Record extracts >>
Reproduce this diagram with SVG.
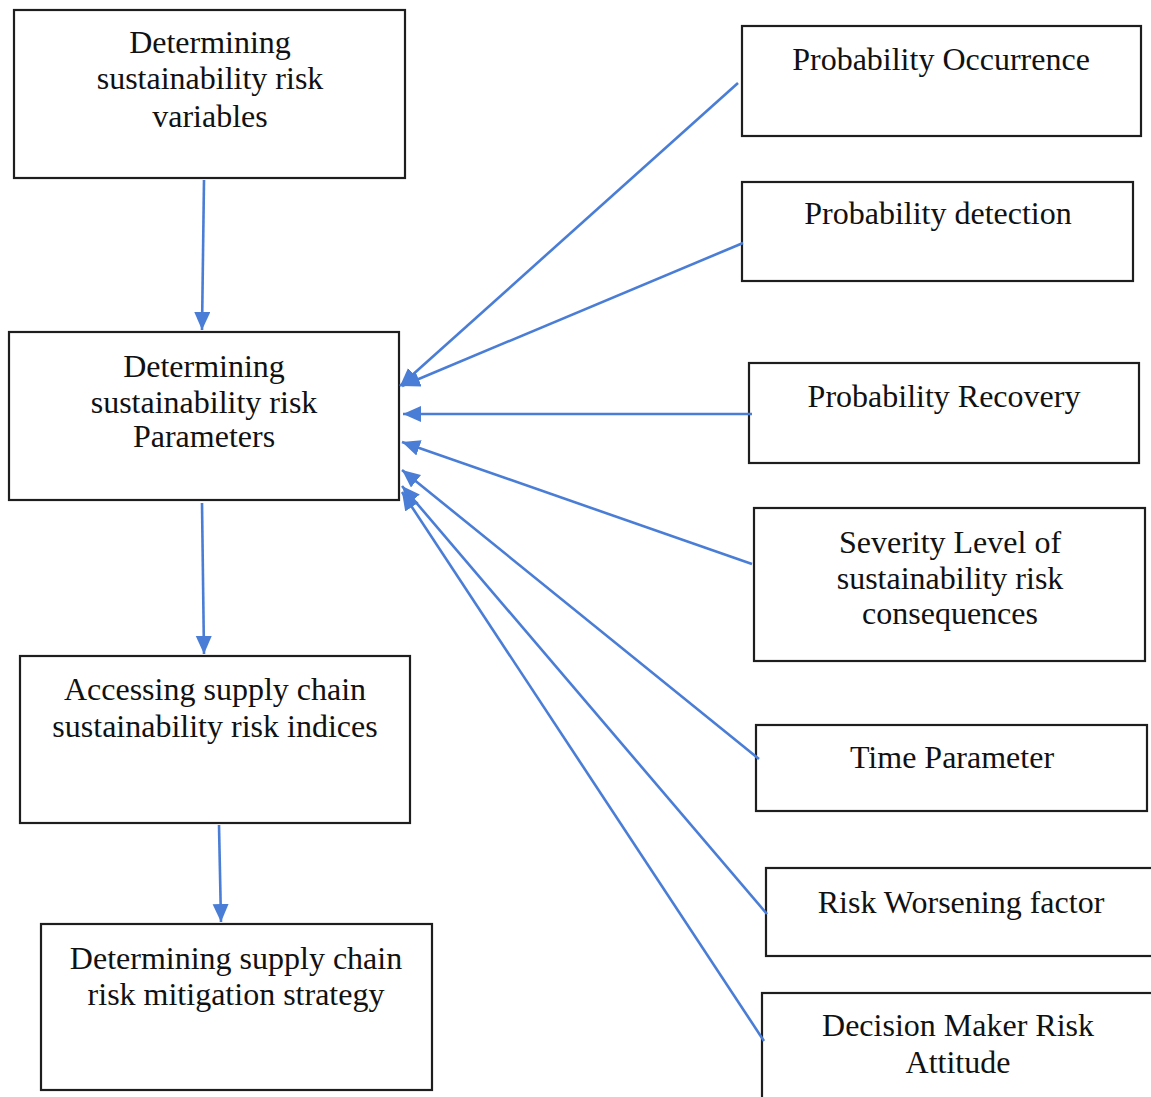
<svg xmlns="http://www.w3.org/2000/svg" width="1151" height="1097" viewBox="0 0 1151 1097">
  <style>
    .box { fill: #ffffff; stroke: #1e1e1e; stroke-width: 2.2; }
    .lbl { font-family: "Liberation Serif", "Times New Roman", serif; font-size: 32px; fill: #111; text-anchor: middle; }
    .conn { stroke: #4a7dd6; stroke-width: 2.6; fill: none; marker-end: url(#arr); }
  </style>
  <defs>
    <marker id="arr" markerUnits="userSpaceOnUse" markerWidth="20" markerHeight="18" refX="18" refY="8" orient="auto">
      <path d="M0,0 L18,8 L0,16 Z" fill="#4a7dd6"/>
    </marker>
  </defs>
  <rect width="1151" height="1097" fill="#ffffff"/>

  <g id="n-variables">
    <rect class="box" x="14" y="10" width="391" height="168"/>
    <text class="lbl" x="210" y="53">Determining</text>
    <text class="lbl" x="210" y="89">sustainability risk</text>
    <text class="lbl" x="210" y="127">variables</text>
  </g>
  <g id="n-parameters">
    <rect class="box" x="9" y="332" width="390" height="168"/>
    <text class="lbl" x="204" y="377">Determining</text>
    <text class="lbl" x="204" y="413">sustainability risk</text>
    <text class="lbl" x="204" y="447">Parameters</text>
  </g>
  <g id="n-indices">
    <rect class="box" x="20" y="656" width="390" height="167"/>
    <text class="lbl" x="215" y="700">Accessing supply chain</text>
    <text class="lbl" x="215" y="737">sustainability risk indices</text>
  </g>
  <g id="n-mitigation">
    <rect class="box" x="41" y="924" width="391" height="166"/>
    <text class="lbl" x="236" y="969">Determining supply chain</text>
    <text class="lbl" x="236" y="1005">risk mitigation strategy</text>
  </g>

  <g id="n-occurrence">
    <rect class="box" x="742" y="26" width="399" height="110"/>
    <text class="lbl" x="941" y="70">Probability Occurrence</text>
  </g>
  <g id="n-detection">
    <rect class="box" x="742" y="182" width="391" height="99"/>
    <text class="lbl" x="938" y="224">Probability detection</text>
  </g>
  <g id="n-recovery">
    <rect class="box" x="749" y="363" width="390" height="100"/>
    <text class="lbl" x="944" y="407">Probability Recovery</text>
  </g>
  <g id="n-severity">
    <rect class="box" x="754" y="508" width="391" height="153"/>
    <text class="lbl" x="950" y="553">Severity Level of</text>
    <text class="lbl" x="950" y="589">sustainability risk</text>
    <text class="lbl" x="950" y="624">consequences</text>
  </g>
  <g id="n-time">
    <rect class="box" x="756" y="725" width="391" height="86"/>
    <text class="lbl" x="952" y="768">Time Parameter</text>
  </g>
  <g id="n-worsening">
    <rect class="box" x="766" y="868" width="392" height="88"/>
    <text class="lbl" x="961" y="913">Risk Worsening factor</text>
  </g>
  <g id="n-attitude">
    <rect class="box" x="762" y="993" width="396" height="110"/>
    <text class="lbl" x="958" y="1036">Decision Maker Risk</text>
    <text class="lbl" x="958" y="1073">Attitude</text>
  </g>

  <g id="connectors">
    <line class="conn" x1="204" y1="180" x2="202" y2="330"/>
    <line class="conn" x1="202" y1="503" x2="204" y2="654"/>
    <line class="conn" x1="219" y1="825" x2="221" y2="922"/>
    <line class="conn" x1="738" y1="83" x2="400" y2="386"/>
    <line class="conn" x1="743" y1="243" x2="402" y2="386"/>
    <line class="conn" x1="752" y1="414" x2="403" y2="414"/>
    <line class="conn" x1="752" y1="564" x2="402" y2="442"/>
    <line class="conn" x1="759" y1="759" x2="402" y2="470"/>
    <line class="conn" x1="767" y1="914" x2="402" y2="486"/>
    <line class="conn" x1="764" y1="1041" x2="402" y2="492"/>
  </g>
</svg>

---

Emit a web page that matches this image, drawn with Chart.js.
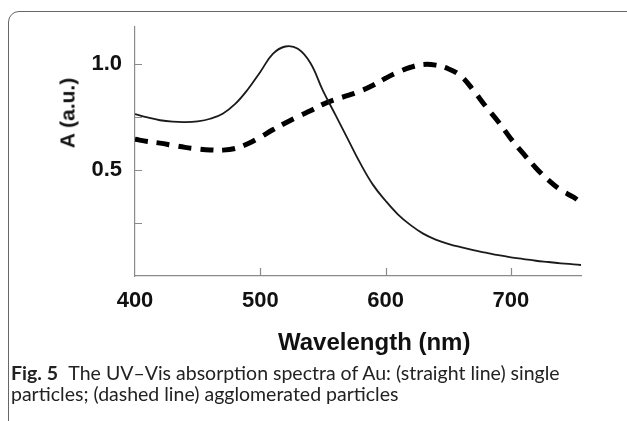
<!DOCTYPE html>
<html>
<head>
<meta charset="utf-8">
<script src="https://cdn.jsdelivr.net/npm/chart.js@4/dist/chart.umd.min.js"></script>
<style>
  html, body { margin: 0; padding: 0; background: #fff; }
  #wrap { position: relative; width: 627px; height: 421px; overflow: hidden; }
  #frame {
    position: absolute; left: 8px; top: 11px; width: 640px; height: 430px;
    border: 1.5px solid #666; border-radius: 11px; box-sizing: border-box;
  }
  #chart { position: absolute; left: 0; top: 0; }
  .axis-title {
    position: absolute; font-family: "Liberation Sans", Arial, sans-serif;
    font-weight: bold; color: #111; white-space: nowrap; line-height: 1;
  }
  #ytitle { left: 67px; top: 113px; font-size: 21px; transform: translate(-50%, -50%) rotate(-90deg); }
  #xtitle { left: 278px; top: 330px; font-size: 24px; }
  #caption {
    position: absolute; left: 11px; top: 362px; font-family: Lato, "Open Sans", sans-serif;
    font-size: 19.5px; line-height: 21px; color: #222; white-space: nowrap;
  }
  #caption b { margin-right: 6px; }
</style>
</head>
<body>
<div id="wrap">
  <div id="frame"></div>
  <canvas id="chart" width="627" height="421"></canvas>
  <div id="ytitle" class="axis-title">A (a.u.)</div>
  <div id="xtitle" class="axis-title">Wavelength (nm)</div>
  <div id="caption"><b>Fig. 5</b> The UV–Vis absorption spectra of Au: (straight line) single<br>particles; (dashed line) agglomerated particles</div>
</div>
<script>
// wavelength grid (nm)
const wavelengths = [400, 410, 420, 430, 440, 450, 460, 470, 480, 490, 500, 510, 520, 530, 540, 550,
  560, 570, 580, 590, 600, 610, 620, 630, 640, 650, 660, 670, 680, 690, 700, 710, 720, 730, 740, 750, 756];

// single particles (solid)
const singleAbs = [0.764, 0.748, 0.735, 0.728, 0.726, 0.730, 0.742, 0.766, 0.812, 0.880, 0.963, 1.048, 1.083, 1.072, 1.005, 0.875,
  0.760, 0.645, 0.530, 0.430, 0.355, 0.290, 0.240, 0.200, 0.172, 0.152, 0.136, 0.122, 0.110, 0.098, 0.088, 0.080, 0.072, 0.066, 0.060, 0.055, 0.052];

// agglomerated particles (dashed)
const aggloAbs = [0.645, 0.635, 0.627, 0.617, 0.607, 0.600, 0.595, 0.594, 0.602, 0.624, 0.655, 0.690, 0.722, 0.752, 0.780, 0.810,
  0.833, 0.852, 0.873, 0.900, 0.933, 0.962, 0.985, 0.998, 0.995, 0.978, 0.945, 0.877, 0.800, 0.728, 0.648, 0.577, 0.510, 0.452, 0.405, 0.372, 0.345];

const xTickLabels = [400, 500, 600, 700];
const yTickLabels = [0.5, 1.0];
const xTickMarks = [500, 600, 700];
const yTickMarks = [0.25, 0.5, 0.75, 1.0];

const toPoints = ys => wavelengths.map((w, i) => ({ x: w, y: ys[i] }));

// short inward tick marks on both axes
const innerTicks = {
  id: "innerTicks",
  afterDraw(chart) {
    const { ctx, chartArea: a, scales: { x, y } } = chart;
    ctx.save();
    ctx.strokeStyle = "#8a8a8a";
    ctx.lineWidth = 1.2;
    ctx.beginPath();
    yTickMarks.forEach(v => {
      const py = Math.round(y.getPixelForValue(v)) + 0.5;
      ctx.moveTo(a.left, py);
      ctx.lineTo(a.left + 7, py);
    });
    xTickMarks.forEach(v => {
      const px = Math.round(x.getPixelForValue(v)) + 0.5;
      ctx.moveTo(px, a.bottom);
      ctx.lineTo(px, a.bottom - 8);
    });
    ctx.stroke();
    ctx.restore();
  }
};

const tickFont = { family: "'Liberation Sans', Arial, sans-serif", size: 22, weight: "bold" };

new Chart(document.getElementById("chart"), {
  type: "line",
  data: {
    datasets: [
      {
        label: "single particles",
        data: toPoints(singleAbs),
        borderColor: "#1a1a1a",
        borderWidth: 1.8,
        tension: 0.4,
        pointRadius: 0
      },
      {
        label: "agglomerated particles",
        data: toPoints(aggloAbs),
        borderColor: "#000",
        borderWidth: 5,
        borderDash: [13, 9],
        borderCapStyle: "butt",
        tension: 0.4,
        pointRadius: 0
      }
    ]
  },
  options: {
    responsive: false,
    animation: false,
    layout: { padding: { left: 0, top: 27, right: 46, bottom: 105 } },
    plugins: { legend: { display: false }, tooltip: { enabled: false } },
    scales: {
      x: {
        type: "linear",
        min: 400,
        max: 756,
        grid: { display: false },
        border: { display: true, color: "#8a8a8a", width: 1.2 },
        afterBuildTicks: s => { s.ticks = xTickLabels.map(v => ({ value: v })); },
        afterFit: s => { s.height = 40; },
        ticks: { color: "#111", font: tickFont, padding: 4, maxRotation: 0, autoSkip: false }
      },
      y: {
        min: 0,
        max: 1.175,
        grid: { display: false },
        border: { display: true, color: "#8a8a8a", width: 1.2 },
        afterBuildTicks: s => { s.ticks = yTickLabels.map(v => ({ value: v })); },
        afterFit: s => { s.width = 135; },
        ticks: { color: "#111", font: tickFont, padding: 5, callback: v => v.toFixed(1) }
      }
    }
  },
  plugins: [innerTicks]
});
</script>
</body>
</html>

==

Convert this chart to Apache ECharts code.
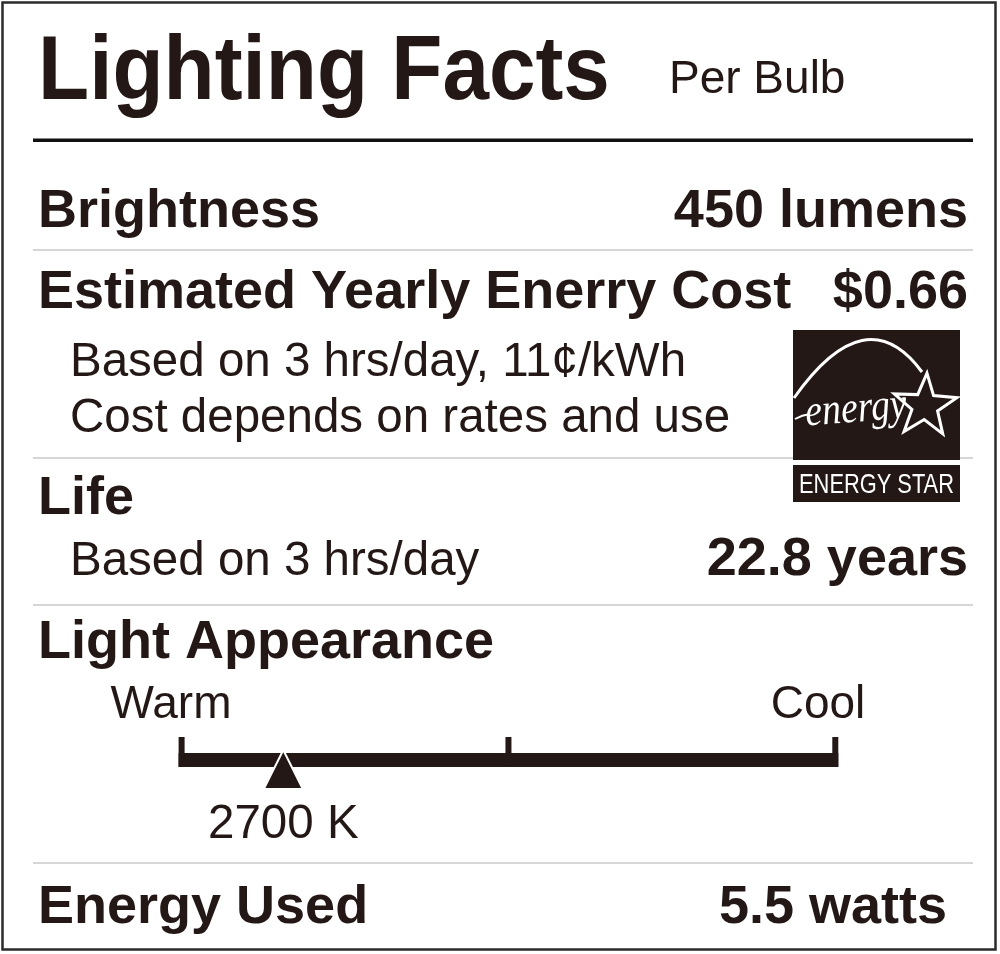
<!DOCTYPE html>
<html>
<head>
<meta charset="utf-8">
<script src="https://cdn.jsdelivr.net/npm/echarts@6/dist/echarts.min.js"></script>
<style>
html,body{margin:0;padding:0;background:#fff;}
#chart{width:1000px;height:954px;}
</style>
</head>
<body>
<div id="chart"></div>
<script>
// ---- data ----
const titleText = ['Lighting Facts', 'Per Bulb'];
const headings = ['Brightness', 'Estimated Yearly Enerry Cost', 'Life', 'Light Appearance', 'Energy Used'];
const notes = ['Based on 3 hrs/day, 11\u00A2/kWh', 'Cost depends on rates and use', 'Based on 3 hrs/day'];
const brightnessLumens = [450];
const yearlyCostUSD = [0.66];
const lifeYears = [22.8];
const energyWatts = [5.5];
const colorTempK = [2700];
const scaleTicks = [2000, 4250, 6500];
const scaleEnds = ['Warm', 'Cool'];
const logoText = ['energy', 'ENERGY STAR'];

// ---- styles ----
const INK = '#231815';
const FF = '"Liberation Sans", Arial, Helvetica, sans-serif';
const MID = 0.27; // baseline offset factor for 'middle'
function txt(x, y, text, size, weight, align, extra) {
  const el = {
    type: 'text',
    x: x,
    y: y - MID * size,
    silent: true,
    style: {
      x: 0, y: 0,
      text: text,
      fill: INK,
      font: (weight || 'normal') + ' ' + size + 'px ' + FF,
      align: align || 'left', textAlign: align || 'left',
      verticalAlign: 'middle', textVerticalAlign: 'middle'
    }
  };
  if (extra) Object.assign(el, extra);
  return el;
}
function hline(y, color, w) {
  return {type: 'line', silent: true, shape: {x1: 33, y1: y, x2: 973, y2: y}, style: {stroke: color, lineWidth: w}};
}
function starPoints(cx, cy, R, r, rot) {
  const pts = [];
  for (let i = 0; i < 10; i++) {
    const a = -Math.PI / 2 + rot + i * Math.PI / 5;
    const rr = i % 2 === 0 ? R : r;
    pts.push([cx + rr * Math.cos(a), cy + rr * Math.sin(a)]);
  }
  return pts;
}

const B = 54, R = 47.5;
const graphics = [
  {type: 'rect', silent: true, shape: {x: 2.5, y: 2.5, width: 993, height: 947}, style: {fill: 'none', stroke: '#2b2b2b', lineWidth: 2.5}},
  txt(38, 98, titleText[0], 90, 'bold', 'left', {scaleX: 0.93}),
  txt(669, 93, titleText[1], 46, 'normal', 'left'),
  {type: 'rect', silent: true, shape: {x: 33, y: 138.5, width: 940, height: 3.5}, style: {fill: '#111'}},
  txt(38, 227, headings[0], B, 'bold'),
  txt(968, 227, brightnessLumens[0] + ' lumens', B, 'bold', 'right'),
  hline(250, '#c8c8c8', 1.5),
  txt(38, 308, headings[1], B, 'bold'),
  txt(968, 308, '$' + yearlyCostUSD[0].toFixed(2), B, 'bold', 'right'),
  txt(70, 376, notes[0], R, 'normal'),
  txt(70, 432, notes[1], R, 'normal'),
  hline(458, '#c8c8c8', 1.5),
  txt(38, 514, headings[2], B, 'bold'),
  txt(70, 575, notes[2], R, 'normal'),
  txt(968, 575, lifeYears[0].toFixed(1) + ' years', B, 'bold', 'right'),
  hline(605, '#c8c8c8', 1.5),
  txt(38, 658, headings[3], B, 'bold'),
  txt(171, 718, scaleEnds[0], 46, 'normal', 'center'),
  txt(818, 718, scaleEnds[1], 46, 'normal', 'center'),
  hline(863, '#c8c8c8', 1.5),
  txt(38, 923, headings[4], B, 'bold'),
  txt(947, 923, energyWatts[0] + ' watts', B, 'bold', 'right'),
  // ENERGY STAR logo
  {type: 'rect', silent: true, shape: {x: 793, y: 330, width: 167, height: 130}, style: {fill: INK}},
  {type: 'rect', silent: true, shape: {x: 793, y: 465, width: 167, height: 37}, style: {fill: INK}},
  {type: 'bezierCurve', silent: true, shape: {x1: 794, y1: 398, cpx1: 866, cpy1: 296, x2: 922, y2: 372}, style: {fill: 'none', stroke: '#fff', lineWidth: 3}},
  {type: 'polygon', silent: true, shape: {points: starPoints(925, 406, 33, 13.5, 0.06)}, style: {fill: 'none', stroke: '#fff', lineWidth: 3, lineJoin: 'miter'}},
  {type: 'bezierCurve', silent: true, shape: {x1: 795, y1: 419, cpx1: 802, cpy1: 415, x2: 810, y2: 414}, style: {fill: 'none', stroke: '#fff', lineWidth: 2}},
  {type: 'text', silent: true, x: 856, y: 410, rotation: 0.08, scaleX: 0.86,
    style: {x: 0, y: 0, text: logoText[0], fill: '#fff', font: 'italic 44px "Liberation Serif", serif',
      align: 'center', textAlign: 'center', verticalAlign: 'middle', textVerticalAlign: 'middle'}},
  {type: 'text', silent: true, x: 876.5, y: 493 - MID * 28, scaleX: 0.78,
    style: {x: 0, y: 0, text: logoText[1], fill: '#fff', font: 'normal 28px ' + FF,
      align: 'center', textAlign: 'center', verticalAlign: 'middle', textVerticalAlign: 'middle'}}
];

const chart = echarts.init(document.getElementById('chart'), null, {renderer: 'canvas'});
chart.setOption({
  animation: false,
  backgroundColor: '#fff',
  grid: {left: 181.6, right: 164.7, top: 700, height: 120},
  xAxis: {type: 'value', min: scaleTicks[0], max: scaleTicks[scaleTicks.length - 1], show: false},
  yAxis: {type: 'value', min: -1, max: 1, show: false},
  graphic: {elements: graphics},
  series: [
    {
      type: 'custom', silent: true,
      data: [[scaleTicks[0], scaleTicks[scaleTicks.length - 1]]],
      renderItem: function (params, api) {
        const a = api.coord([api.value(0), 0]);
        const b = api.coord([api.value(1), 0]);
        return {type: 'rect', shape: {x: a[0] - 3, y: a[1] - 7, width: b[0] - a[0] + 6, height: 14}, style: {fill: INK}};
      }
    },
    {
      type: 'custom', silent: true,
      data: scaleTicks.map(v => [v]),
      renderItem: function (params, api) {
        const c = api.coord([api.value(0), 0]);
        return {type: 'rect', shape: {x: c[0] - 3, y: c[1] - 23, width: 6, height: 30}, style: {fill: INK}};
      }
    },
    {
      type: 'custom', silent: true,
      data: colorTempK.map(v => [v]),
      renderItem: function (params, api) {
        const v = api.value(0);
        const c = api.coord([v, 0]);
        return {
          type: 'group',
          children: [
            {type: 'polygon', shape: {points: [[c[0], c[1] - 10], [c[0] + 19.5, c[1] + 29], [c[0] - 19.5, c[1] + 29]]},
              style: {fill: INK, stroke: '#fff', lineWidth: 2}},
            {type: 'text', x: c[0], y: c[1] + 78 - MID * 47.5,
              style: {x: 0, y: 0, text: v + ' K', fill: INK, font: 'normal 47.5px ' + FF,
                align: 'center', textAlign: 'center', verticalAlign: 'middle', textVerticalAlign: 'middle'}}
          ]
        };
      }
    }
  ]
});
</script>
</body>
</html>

Task statement >>
Both the line containing "Convert this chart to Apache ECharts code." and the line containing "const logoText = ['energy', 'ENERGY STAR'];" belong in the copy, along with every line between them. Reproduce that stretch exactly, without the pictures.

Correct result >>
Convert this chart to Apache ECharts code.
<!DOCTYPE html>
<html>
<head>
<meta charset="utf-8">
<script src="https://cdn.jsdelivr.net/npm/echarts@6/dist/echarts.min.js"></script>
<style>
html,body{margin:0;padding:0;background:#fff;}
#chart{width:1000px;height:954px;}
</style>
</head>
<body>
<div id="chart"></div>
<script>
// ---- data ----
const titleText = ['Lighting Facts', 'Per Bulb'];
const headings = ['Brightness', 'Estimated Yearly Enerry Cost', 'Life', 'Light Appearance', 'Energy Used'];
const notes = ['Based on 3 hrs/day, 11\u00A2/kWh', 'Cost depends on rates and use', 'Based on 3 hrs/day'];
const brightnessLumens = [450];
const yearlyCostUSD = [0.66];
const lifeYears = [22.8];
const energyWatts = [5.5];
const colorTempK = [2700];
const scaleTicks = [2000, 4250, 6500];
const scaleEnds = ['Warm', 'Cool'];
const logoText = ['energy', 'ENERGY STAR'];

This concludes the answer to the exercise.